Venerable Hui Li, born in Taiwan and tagged as the ‘African monk’, founded ACC specifically for African orphans in the early 90’s and is still the residing chairperson. With his enthusiasm and big heart to bring love and care to the orphans
Ven. Hui Li has been awarded the “Loving of Life” medal by the Chou Ta-Kuan Foundation of Taiwan. He has also been invited by a number of First Ladies of certain African countries. Some of whom refer to him as the Buddhist Albert Sweitzer in praise of his significance and contributions thus far. Nowadays ACC, and Ven. Hui Li, is widely recognized as an international charity and educational institute and sponsored by numerous people in Asia.

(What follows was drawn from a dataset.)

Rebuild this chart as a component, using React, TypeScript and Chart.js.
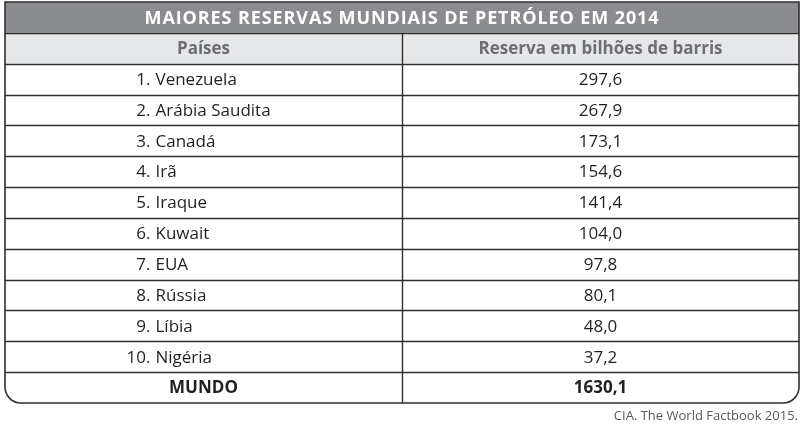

The concept of ACC is based on a “Big Family” or “Children’s Village” idea. A group of 16-20 children are put together like a family with one nanny, one ‘mommy’, and one child-care teacher who all live under one roof. These adults are responsible for managing the home and taking care of the children. Twelve families will form a “Village” that provides a domestic atmosphere so that the orphans may experience the warmth of family. Consequently they may experience a social life, interacting with each other as well as learning the responsibility and obligations a resident ought to undertake.
PRESENT & FUTURE
At present the Head Quarters of ACC, the Amitofo Charity Association, is located in South Africa. The ACC in Blantyre, Malawi, is in the process of building a staff dormitory and the Yuan Tong elementary school while in Lilongwe, Malawi, plans are being set up with regards to construction. The ACC in Harare, Zimbabwe, is undergoing phase one of its construction of 30 buildings expected to be completed by the end of the year. In Swaziland and Lesotho construction began in October 2008 with ambitions to start providing shelter for orphans in those regions after one year or so of construction.